I’m not talking about what’s “seen”, the technique of your handshake or your introductory speech like, “Hey, what’s up, I’m Nick.” I’m talking about the covert, hidden and incognito, what’s taking place inside your mind. What’s of more interest to me is one’s preconceived notions, their judgments about ‘the other.’ Anytime two people come together, for anything really, things gets, well, complicated. Everything that there was one of, there’s now two; two personalities, two interpretations, two preconceived notions, two of what one thinks of the other.

But, how does this thinking-of-the-other come about? Where and how is it formed? Well, for starters, I can hear what someone says and the manner of their saying it. I can interpret that and configure what I think they are, what they’re like. But I can also judge someone long before I hear the words of their mouth. I need not a poem, song or spoken word. All I need is observation, to see them. I can make judgments based on their actions.

But all this boils down to a finer point, I think. We can package this together under a single word because words and actions don’t happen apart from a body. Essentially, bodies are the origin, they are what we have to work with, so to speak. They are what we see. They are what we notice and consider and judge. This can be a scary thought.

A new friend and fellow intern, Karina, a student at SPU, sent me a link to a lecture one of her theology professors spoke at Wheaton College--a young, mixed man, half black and half white. A quote of his from early in the lecture grounded itself in my mind, “My body was already doing work.” In other words, before he ever opened his mouth to speak and before he walked down a hallway to teach, his body was being interpreted. People were trying to understand him, organize his body and categorize him.

What do I think when I see a brown woman? What do I see when I see an overweight man?

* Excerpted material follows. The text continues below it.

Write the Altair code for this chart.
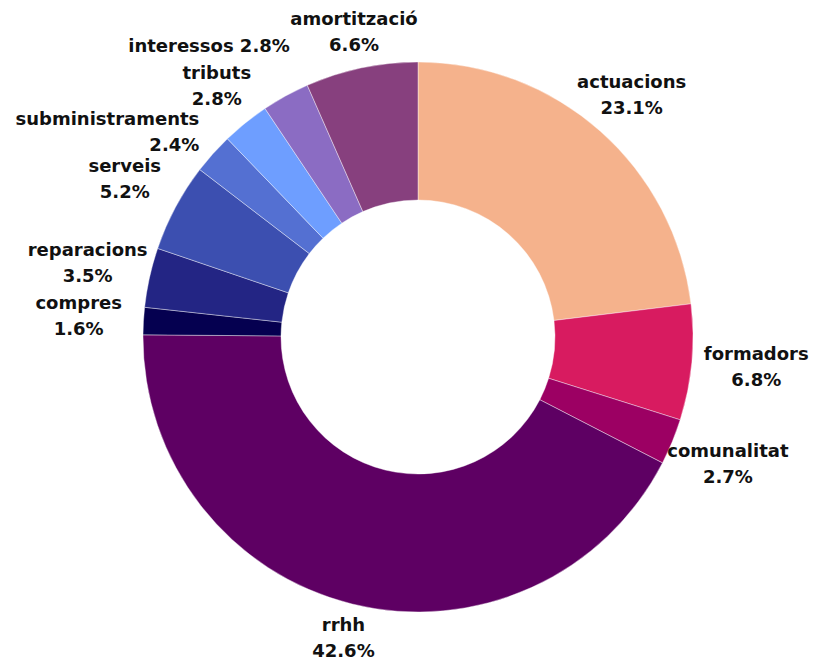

In our culture where bodies can easily be divulsed from mind or personality and where people consume other’s bodies, we understand what it means to look upon a body or face and exegete it. We gaze upon someone and quickly, often without conscious oversight, draw out a meaning. Interpretation is almost inevitable and a second nature activity.

Most of what I “think” will be subconscious, not explicit. I wonder how easily I place some mental framework, my understanding of a person on them. This leads me back to what I said earlier: I’m usually wrong and sometimes surprised that I am. And this has been good for me to realize.

So what does it mean that I am usually wrong about people I meet? How should this inform an ethic of meeting (if such a thing is even necessary)? What part does someone’s body, if any, play in all this?